Reputation: 1156
I have a query, say this one
SELECT to_char(regexp_substr(q'{select * from dual minus select * from dual; select * from dual minus select * from dual;}'
, '[^;]+', 1, LEVEL)) FROM dual
CONNECT BY to_char(regexp_substr(q'{select * from dual minus select * from dual; select * from dual minus select * from dual;}', '[^;]+', 1, LEVEL)) IS NOT NULL;
and it works fine - splits my row
select * from dual minus select * from dual; select * from dual minus select * from dual;
into two
select * from dual minus select * from dual
select * from dual minus select * from dual
Everything is fine until I add some line brakes, like this
SELECT to_char(regexp_substr(q'{select * from dual minus select * from dual;
select * from dual minus select * from dual;}'
, '[^;]+', 1, LEVEL)) FROM dual
CONNECT BY to_char(regexp_substr(q'{select * from dual minus select * from dual;
select * from dual minus select * from dual;}', '[^;]+', 1, LEVEL)) IS NOT NULL;
and here it turns to hell: sql treats ;
inside a string like an actual end of the query, ORA-01756 and stuff...
And everything is fine again if I add a random symbol after the ;
, this way
SELECT to_char(regexp_substr(q'{select * from dual minus select * from dual;%
select * from dual minus select * from dual;}'
, '[^;]+', 1, LEVEL)) FROM dual
CONNECT BY to_char(regexp_substr(q'{select * from dual minus select * from dual;%
select * from dual minus select * from dual;}', '[^;]+', 1, LEVEL)) IS NOT NULL;
Please explain this behavior and suggest a workaround.
UPD: tried this in different IDE (SQL developer instead of PL/SQL developer). No errors. Maybe it's all about encoding...
UPD2: SQLPlus works the same way PL/SQL developer does in this case. SQL developer seems to be a bit 'smarter'. Still, no idea why.
Upvotes: 2
Views: 235
Reputation: 36807
I created the open source project plsql_lexer to solve these kinds of problems.

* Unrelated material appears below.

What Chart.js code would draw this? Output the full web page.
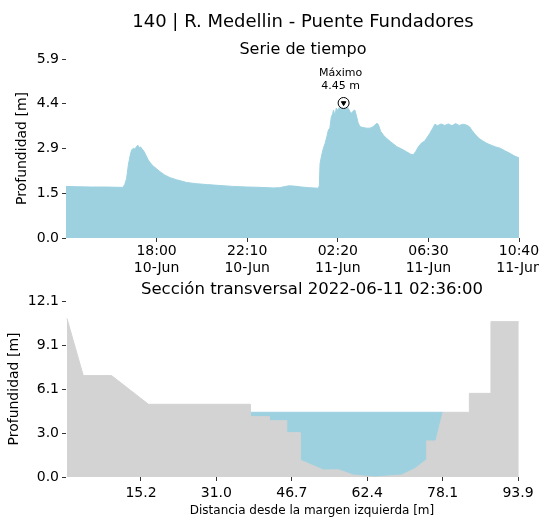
<!DOCTYPE html>
<html lang="es">
<head>
  <meta charset="UTF-8" />
  <title>140 | R. Medellin - Puente Fundadores</title>
  <script src="https://cdn.jsdelivr.net/npm/chart.js"></script>
  <style>
    body { margin: 0; background: #fff; font-family: "DejaVu Sans", sans-serif; }
    #wrap { position: relative; width: 539px; height: 518px; overflow: hidden; }
    .txt { position: absolute; white-space: nowrap; transform: translate(-50%, -50%); line-height: 1; color: #000; }
    #topBox { position: absolute; left: 0; top: 0; width: 539px; height: 280px; }
    #botBox { position: absolute; left: 0; top: 280px; width: 539px; height: 238px; }
  </style>
</head>
<body>
  <div id="wrap">
    <div id="topBox"><canvas id="serieChart"></canvas></div>
    <div id="botBox"><canvas id="seccionChart"></canvas></div>
    <div class="txt" style="left:303px;top:21px;font-size:18px;">140 | R. Medellin - Puente Fundadores</div>
    <div class="txt" style="left:303px;top:49px;font-size:16px;">Serie de tiempo</div>
    <div class="txt" style="left:312px;top:289px;font-size:16.5px;">Sección transversal 2022-06-11 02:36:00</div>
    <div class="txt" style="left:312px;top:510px;font-size:12px;">Distancia desde la margen izquierda [m]</div>
  </div>

  <script>
    // serie de tiempo (10-Jun 13:50 -> 11-Jun 10:40)
    const horas = [
      '13:50','14:20','15:00','15:40','16:20','16:27','16:32','16:37','16:42','16:47',
      '16:51','16:56','17:00','17:04','17:08','17:12','17:16','17:20','17:25','17:31',
      '17:37','17:45','17:52','18:00','18:10','18:22','18:37','18:55','19:23','19:50',
      '20:20','20:55','21:32','22:10','22:45','23:22','23:40','23:55','00:05','00:20',
      '00:40','01:00','01:26','01:29','01:31','01:35','01:40','01:45','01:50','01:54',
      '01:58','02:02','02:06','02:08','02:12','02:16','02:20','02:24','02:28','02:32',
      '02:36','02:40','02:44','02:49','02:54','02:58','03:02','03:07','03:11','03:16',
      '03:21','03:30','03:40','03:49','03:56','04:02','04:08','04:12','04:18','04:26',
      '04:35','04:45','05:03','05:15','05:30','05:40','05:48','05:55','06:02','06:10',
      '06:20','06:34','06:42','06:48','06:55','07:05','07:15','07:25','07:35','07:45',
      '07:55','08:05','08:16','08:24','08:30','08:40','08:50','09:00','09:11','09:25',
      '09:36','09:48','10:00','10:15','10:28','10:40'
    ];
    const profundidad = [
      1.70, 1.69, 1.68, 1.68, 1.67, 1.67, 1.76, 1.95, 2.40, 2.72,
      2.90, 2.96, 2.93, 3.00, 3.06, 2.98, 3.00, 2.93, 2.86, 2.72,
      2.57, 2.44, 2.36, 2.28, 2.18, 2.08, 1.99, 1.92, 1.83, 1.79,
      1.76, 1.73, 1.70, 1.68, 1.67, 1.65, 1.66, 1.70, 1.72, 1.71,
      1.68, 1.66, 1.64, 1.72, 2.45, 2.70, 2.95, 3.12, 3.35, 3.56,
      3.62, 3.98, 4.10, 4.22, 4.05, 4.28, 4.20, 4.30, 4.25, 4.36,
      4.45, 4.33, 4.38, 4.27, 4.16, 4.11, 4.18, 4.22, 4.05, 3.80,
      3.67, 3.64, 3.62, 3.62, 3.66, 3.72, 3.78, 3.74, 3.52, 3.39,
      3.28, 3.18, 3.01, 2.94, 2.84, 2.77, 2.74, 2.85, 3.00, 3.12,
      3.20, 3.45, 3.62, 3.75, 3.70, 3.76, 3.71, 3.76, 3.70, 3.77,
      3.71, 3.75, 3.72, 3.66, 3.55, 3.40, 3.28, 3.20, 3.12, 3.05,
      3.00, 2.96, 2.88, 2.79, 2.70, 2.64
    ];
    const xTickHoras = ['18:00', '22:10', '02:20', '06:30', '10:40'];
    const xTickDias = ['10-Jun', '10-Jun', '11-Jun', '11-Jun', '11-Jun'];
    const yTicksSerie = [0, 1.475, 2.95, 4.425, 5.9];
    const yLabelsSerie = ['0.0', '1.5', '2.9', '4.4', '5.9'];
    const maxHora = '02:36';
    const maxDia = 1;
    const maxValor = 4.45;
    const maxTexto = ['Máximo', '4.45 m'];

    // seccion transversal
    const terrenoX = [-0.2, 3.2, 9.1, 16.8, 38.0, 38.0, 42.0, 42.0, 45.6, 45.6, 48.4, 48.4,
                      53.3, 56.4, 59.5, 64.0, 69.6, 72.4, 74.8, 74.8, 76.7, 78.2, 83.7, 83.7,
                      88.2, 88.2, 94.0];
    const terrenoY = [10.9, 6.97, 6.97, 5.0, 5.0, 4.15, 4.15, 3.87, 3.87, 3.05, 3.05, 1.17,
                      0.48, 0.50, 0.14, 0.0, 0.14, 0.59, 1.21, 2.48, 2.48, 4.45, 4.45, 5.75,
                      5.75, 10.68, 10.68];
    const aguaX = [38.0, 78.2];
    const aguaY = [4.45, 4.45];
    const xTicksSeccion = [15.23, 30.95, 46.68, 62.4, 78.13, 93.85];
    const xLabelsSeccion = ['15.2', '31.0', '46.7', '62.4', '78.1', '93.9'];
    const yTicksSeccion = [0, 3.025, 6.05, 9.075, 12.1];
    const yLabelsSeccion = ['0.0', '3.0', '6.1', '9.1', '12.1'];

    const AZUL = '#9dd1e0';
    const GRIS = '#d3d3d3';
    const inicio = 13 * 60 + 50;

    Chart.defaults.font.family = '"DejaVu Sans", sans-serif';
    Chart.defaults.color = '#000';

    function aMinutos(lista) {
      let dia = 0, prev = -1;
      return lista.map(h => {
        const [hh, mm] = h.split(':').map(Number);
        const m = hh * 60 + mm;
        if (m < prev) dia++;
        prev = m;
        return m + dia * 1440 - inicio;
      });
    }

    const tSerie = aMinutos(horas);
    const tTicks = aMinutos(xTickHoras);
    const [mh, mm] = maxHora.split(':').map(Number);
    const tMax = mh * 60 + mm + maxDia * 1440 - inicio;

    const gridTicks = { display: true, drawOnChartArea: false, drawTicks: true, tickLength: 4, color: '#333', lineWidth: 1 };

    const textoMaximo = {
      id: 'textoMaximo',
      afterDatasetsDraw(chart) {
        const p = chart.getDatasetMeta(1).data[0];
        const ctx = chart.ctx;
        ctx.save();
        ctx.font = '11px "DejaVu Sans"';
        ctx.fillStyle = '#000';
        ctx.textAlign = 'center';
        ctx.textBaseline = 'middle';
        ctx.fillText(maxTexto[0], p.x - 3, p.y - 30);
        ctx.fillText(maxTexto[1], p.x - 3, p.y - 17);
        ctx.restore();
      }
    };

    new Chart(document.getElementById('serieChart'), {
      type: 'line',
      data: {
        datasets: [
          {
            type: 'scatter', data: [{ x: tMax, y: maxValor }], order: 0,
            pointStyle: 'triangle', rotation: 180, pointRadius: 2.6,
            backgroundColor: '#000', borderColor: '#000', borderWidth: 1
          },
          {
            type: 'scatter', data: [{ x: tMax, y: maxValor }], order: 1,
            pointStyle: 'circle', pointRadius: 5.5,
            backgroundColor: '#fff', borderColor: '#000', borderWidth: 1
          },
          {
            data: tSerie.map((t, i) => ({ x: t, y: profundidad[i] })), order: 2,
            fill: 'origin', backgroundColor: AZUL, borderColor: AZUL, borderWidth: 1,
            pointRadius: 0, tension: 0
          }
        ]
      },
      options: {
        responsive: true,
        maintainAspectRatio: false,
        animation: false,
        layout: { padding: { top: 59, right: 20, bottom: 0, left: 0 } },
        plugins: { legend: { display: false }, tooltip: { enabled: false } },
        scales: {
          x: {
            type: 'linear', min: 0, max: 1250,
            grid: gridTicks, border: { display: false },
            afterBuildTicks: s => { s.ticks = tTicks.map(v => ({ value: v })); },
            afterFit: s => { s.height = 42; s.paddingLeft = 0; s.paddingRight = 0; },
            ticks: {
              autoSkip: false, maxRotation: 0, padding: 1, font: { size: 14 },
              callback: (v, i) => [xTickHoras[i], xTickDias[i]]
            }
          },
          y: {
            min: 0, max: 5.9,
            grid: gridTicks, border: { display: false },
            afterBuildTicks: s => { s.ticks = yTicksSerie.map(v => ({ value: v })); },
            afterFit: s => { s.width = 66; s.paddingTop = 0; s.paddingBottom = 0; },
            ticks: { padding: 3, font: { size: 14 }, callback: (v, i) => yLabelsSerie[i] },
            title: { display: true, text: 'Profundidad [m]', font: { size: 14 }, padding: { top: 14, bottom: 0 } }
          }
        }
      },
      plugins: [textoMaximo]
    });

    new Chart(document.getElementById('seccionChart'), {
      type: 'line',
      data: {
        datasets: [
          {
            data: terrenoX.map((x, i) => ({ x: x, y: terrenoY[i] })), order: 0,
            fill: 'origin', backgroundColor: GRIS, borderColor: GRIS, borderWidth: 1,
            pointRadius: 0, tension: 0
          },
          {
            data: aguaX.map((x, i) => ({ x: x, y: aguaY[i] })), order: 1,
            fill: 'origin', backgroundColor: AZUL, borderColor: AZUL, borderWidth: 1,
            pointRadius: 0, tension: 0
          }
        ]
      },
      options: {
        responsive: true,
        maintainAspectRatio: false,
        animation: false,
        layout: { padding: { top: 21, right: 20, bottom: 0, left: 0 } },
        plugins: { legend: { display: false }, tooltip: { enabled: false } },
        scales: {
          x: {
            type: 'linear', min: -0.4, max: 94.05,
            grid: gridTicks, border: { display: false },
            afterBuildTicks: s => { s.ticks = xTicksSeccion.map(v => ({ value: v })); },
            afterFit: s => { s.height = 41; s.paddingLeft = 0; s.paddingRight = 0; },
            ticks: { autoSkip: false, maxRotation: 0, padding: 4, font: { size: 14 }, callback: (v, i) => xLabelsSeccion[i] }
          },
          y: {
            min: 0, max: 12.1,
            grid: gridTicks, border: { display: false },
            afterBuildTicks: s => { s.ticks = yTicksSeccion.map(v => ({ value: v })); },
            afterFit: s => { s.width = 66; s.paddingTop = 0; s.paddingBottom = 0; },
            ticks: { padding: 3, font: { size: 14 }, callback: (v, i) => yLabelsSeccion[i] },
            title: { display: true, text: 'Profundidad [m]', font: { size: 14 }, padding: { top: 6, bottom: 0 } }
          }
        }
      }
    });
  </script>
</body>
</html>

Splitting can get tricky for complex SQL statements. And after the statements are split you will probably want to know what to do with them, and how to report on them. The procedures STATEMENT_CLASSIFIER.CLASSIFY and STATEMENT_FEEDBACK.GET_FEEDBACK_MESSAGE can help with that task.
Sample code
Here are some samples, starting with your example and adding a few other cases. Each sample splits the string into two statements.
declare
procedure print_split_strings(p_statements nclob) is
v_split_statements nclob_table;
begin
v_split_statements := statement_splitter.split(p_statements);
for i in 1 .. v_split_statements.count loop
dbms_output.put_line('Statement '||i||': '||v_split_statements(i));
end loop;
end;
begin
--This is a simple case.
print_split_strings('select * from dual minus select * from dual; select * from dual minus select * from dual;');
--Ignore semicolons in comments.
print_split_strings('select * from dual a;/* a comment ; */ select * from dual b;');
--Ignore semicolons in strings.
print_split_strings(q'{select '''' || q'!'!' from dual a;select * from dual b;}');
--Ignore semicolons in matching BEGIN/ENDs in PLSQL_DECLARATIONS:
print_split_strings('with function f return number is begin return 1; end; function g return number is begin return 2; end; select f from dual;select 1 from dual;');
end;
/
Statement 1: select * from dual minus select * from dual;
Statement 2: select * from dual minus select * from dual;
Statement 1: select * from dual a;
Statement 2: /* a comment ; */ select * from dual b;
Statement 1: select '''' || q'!'!' from dual a;
Statement 2: select * from dual b;
Statement 1: with function f return number is begin return 1; end; function g return number is begin return 2; end; select f from dual;
Statement 2: select 1 from dual;
Upvotes: 1
Reputation: 15473
Try:
SELECT to_char(regexp_substr(q'{select * from dual minus select * from dual;
select * from dual minus select * from dual;}'
, '[^;[:cntrl:]]+', 1, LEVEL)) FROM dual
CONNECT BY to_char(regexp_substr(q'{select * from dual minus select * from dual;
select * from dual minus select * from dual;}', '[^;[:cntrl:]]+', 1, LEVEL)) IS NOT NULL;
Output:
select * from dual minus select * from dual
select * from dual minus select * from dual
The reason is the regexp_substr looks for the next pattern you specify, which in your case was originally [^;]+ and this pattern would find the ; and the next char would be the linefeed. The simple solution if you wanted to break up the lines like this is to also exclude control chars in the regex search via [:cntrl:]
Upvotes: 1